# 118 For HD locals Dish Pro Vs Dish Pro Plus



## jmsta2 (Apr 5, 2007)

Hi 
I have Dish network with a Dish Pro System and DPP32 switch I recently decided to add the local channels now that they are in HD. I had dish add them to my account but am only getting the SD channels. I called dish and they told me that I needed a new Dish ( the Dish Pro Plus) and a new switch (dpp44) to receive 118.75 I am thinking about purchasing and installing the equipment myself I prefer not to have a dish installer come back to my house (long story). I have a few questions that someone might be able to help answer.

1. Is the Dish Pro bigger than the super dish? 
2. Currently I have 3 LNBf's for 3 birds ( 119, 110, 129) Will I need 4 LNBs to get 118.75 or will the same LNB pickup 118.75 & 119? 
3. If I just replace my switch Will my current Dish and LNB setup pickup 118, 119, 110, 129 
4. I have an older Dishnetwork Dish and LNB can I use that and just purchase the DPP44 instead of replacing the existing dish setup? 

Thanks 
JS


----------



## harsh (Jun 15, 2003)

jmsta2 said:


> 1. Is the Dish Pro bigger than the super dish?

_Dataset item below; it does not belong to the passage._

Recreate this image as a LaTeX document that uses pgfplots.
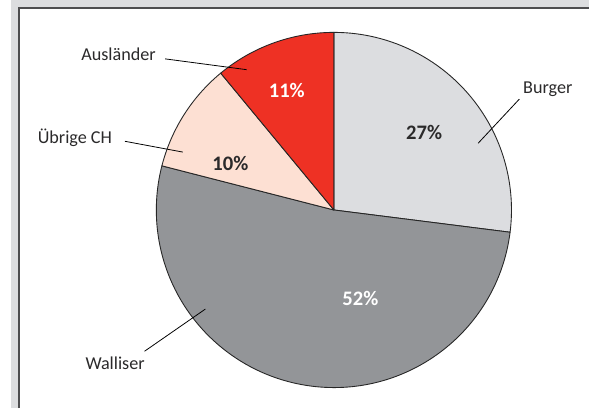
\documentclass[border=0pt]{standalone}
\usepackage{fontspec}
\setmainfont{Carlito}
\usepackage{pgfplots}
\usepackage{pgfplotstable}
\pgfplotsset{compat=1.18}

\definecolor{frameband}{HTML}{DCDDDF}
\definecolor{frameline}{HTML}{4D4D4F}
\definecolor{cburger}{HTML}{DCDDE0}
\definecolor{cwalliser}{HTML}{939598}
\definecolor{cuebrige}{HTML}{FDE0D3}
\definecolor{causl}{HTML}{EE3124}
\definecolor{txt}{HTML}{2B2A2B}

% share of residents, percent (clockwise from 12 o'clock)
\pgfplotstableread{
label value
Burger 27
Walliser 52
UebrigeCH 10
Auslaender 11
}\piedata

\begin{document}
\pgfplotstablegetelem{0}{value}\of\piedata \let\vA\pgfplotsretval
\pgfplotstablegetelem{1}{value}\of\piedata \let\vB\pgfplotsretval
\pgfplotstablegetelem{2}{value}\of\piedata \let\vC\pgfplotsretval
\pgfplotstablegetelem{3}{value}\of\piedata \let\vD\pgfplotsretval
\pgfmathsetmacro\aA{90}
\pgfmathsetmacro\aB{\aA-3.6*\vA}
\pgfmathsetmacro\aC{\aB-3.6*\vB}
\pgfmathsetmacro\aD{\aC-3.6*\vC}
\pgfmathsetmacro\aE{\aD-3.6*\vD}
\begin{tikzpicture}
\begin{axis}[
    scale only axis,
    width=589pt, height=416pt,
    xmin=0, xmax=589, ymin=0, ymax=416,
    hide axis, clip=false,
]
\coordinate (sw) at (axis cs:0,0);
\coordinate (ne) at (axis cs:589,416);
% frame
\fill[frameband] (axis cs:0,0) rectangle (axis cs:589,416);
\fill[white] (axis cs:8,0) rectangle (axis cs:589,408);
\draw[frameline, line width=1.6pt] (axis cs:8,0) -- (axis cs:8,408) -- (axis cs:589,408);
% slices
\tikzset{slice/.style={draw=black!85, line width=0.9pt, line join=round}}
\fill[cburger, slice] (axis cs:329,202) -- ++(\aA:181pt) arc[start angle=\aA, end angle=\aB, radius=181pt] -- cycle;
\fill[cwalliser, slice] (axis cs:329,202) -- ++(\aB:181pt) arc[start angle=\aB, end angle=\aC, radius=181pt] -- cycle;
\fill[cuebrige, slice] (axis cs:329,202) -- ++(\aC:181pt) arc[start angle=\aC, end angle=\aD, radius=181pt] -- cycle;
\fill[causl, slice] (axis cs:329,202) -- ++(\aD:181pt) arc[start angle=\aD, end angle=\aE, radius=181pt] -- cycle;
% percentages
\tikzset{pct/.style={font=\fontsize{21}{24}\selectfont\bfseries, inner sep=0pt}}
\node[pct, txt] at (axis cs:421,281) {\vA\%};
\node[pct, white] at (axis cs:356,112) {\vB\%};
\node[pct, txt] at (axis cs:223.5,249) {\vC\%};
\node[pct, white] at (axis cs:281,324) {\vD\%};
% category labels with leader lines
\tikzset{lab/.style={font=\fontsize{18.5}{21}\selectfont, text=txt, inner sep=0pt}}
\node[lab] at (axis cs:547,325) {Burger};
\draw[black, line width=0.8pt] (axis cs:518,315) -- (axis cs:476,270);
\node[lab] at (axis cs:106,46) {Walliser};
\draw[black, line width=0.8pt] (axis cs:136,58) -- (axis cs:198,101);
\node[lab] at (axis cs:65,276) {Übrige CH};
\draw[black, line width=0.8pt] (axis cs:116,272) -- (axis cs:175,261);
\node[lab] at (axis cs:109.5,361) {Ausländer};
\draw[black, line width=0.8pt] (axis cs:157,356) -- (axis cs:240,345);
\end{axis}
\pgfresetboundingbox
\useasboundingbox (sw) rectangle (ne);
\end{tikzpicture}
\end{document}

The Dish 1000+ is about the same size.


> 2. Currently I have 3 LNBf's for 3 birds ( 119, 110, 129) Will I need 4 LNBs to get 118.75 or will the same LNB pickup 118.75 & 119?


The Dish 1000+ gives you all four satellites. That's why it needs a DPP44.


> 3. If I just replace my switch Will my current Dish and LNB setup pickup 118, 119, 110, 129


No, you need the special LNBF assembly as the 118.75 satellite is FSS.


> 4. I have an older Dishnetwork Dish and LNB can I use that and just purchase the DPP44 instead of replacing the existing dish setup?


No, the 118.75 satellite is too close to 119 to use two separate LNBFs.


----------



## garys (Nov 4, 2005)

What you would need is the Dish 1000+. It is just a bit larger than a Dish 1000, but not as big as a SuperDish. 118.75 and 119 are through the same lnb, but different that the one you would currently have. Not sure if your current switch would work. Does not seem as your current setup is too old (although I have never heard of a DPP32 switch) anything with DP or DPP would not be legacy. Purchasing just a DPP44 would not get you 118.75 (again, you need lnb for 118.75/119.)


----------



## P Smith (Jul 25, 2002)

Sorry, garys, but you blurred harsh's ABSOLUTELY EXHAUSTED answers.

[Why ? Post count ?]


----------



## jmsta2 (Apr 5, 2007)

I think i was mistaken about my switch I believe I have the system with the integrated switch see attached receiver screen shot . Which may make things a bit more complicated. So it looks like i need to get a Superdish and a DPP44 any recomendations on where to purchase dish gear? 

Thanks For the VERY QUICK responses!!!!




Js


----------



## BobaBird (Mar 31, 2002)

Correct, your screen shot shows you have a DPP Twin which is 2 LNBs with an integrated "DPP32" switch.

You do not need a SuperDISH for 118.75, you need a Plus dish (aka 500+/1000+). The Plus dish has a larger dual-band LNB for 118.75 and 119, and a separate LNB for 110, so you won't be using the DPP Twin anymore. Add a bracket and another LNB for 129 turning the 500+ into a 1000+.

In case you were thinking of adding SuperDISH for just 118.75, be aware that the polarization is different. That dish's LNB for 105 or 121 is linear while 118.75 uses circular. AFAIK the only FSS circular DP LNB is the one on the Plus dish. You can't use your older dish and LNB because 105, 118.75 and 121 are FSS, not DBS, and require a larger dish.

Dish Pro is not a type of dish - it refers to band-stacking LNBs and the switches and receivers that work with them. DP Plus is also not a dish - it is the extended capability of a switch to put channels from 2 different satellites on the same output at the same time.


----------



## ryan8886 (Sep 19, 2006)

BobaBird said:


> You do not need a SuperDISH for 118.75, you need a Plus dish (aka 500+/1000+). The Plus dish has a larger dual-band LNB for 118.75 and 119, and a separate LNB for 110, so you won't be using the DPP Twin anymore. Add a bracket and another LNB for 129 turning the 500+ into a 1000+.
> 
> In case you were thinking of adding SuperDISH for just 118.75, be aware that the polarization is different. That dish's LNB for 105 or 121 is linear while 118.75 uses circular. AFAIK the only FSS circular DP LNB is the one on the Plus dish. You can't use your older dish and LNB because 105, 118.75 and 121 are FSS, not DBS, and require a larger dish.
> 
> Dish Pro is not a type of dish - it refers to band-stacking LNBs and the switches and receivers that work with them. DP Plus is also not a dish - it is the extended capability of a switch to put channels from 2 different satellites on the same output at the same time.


Not to dilute anyone's answer...just confirming what boba and harsh said. You have to have a Dish 1000+ with the DPP44 switch in order to pick up the four birds in question with one dish. The special LNB is also required specifically for the 118.75 bird and must be mounted to a 500+/1000+ dish. Note: they are the same dish. Only difference is whether the additional LNB for 129 is added (1000+) or not (500+)


----------



## jmsta2 (Apr 5, 2007)

thanks for the clarification.


----------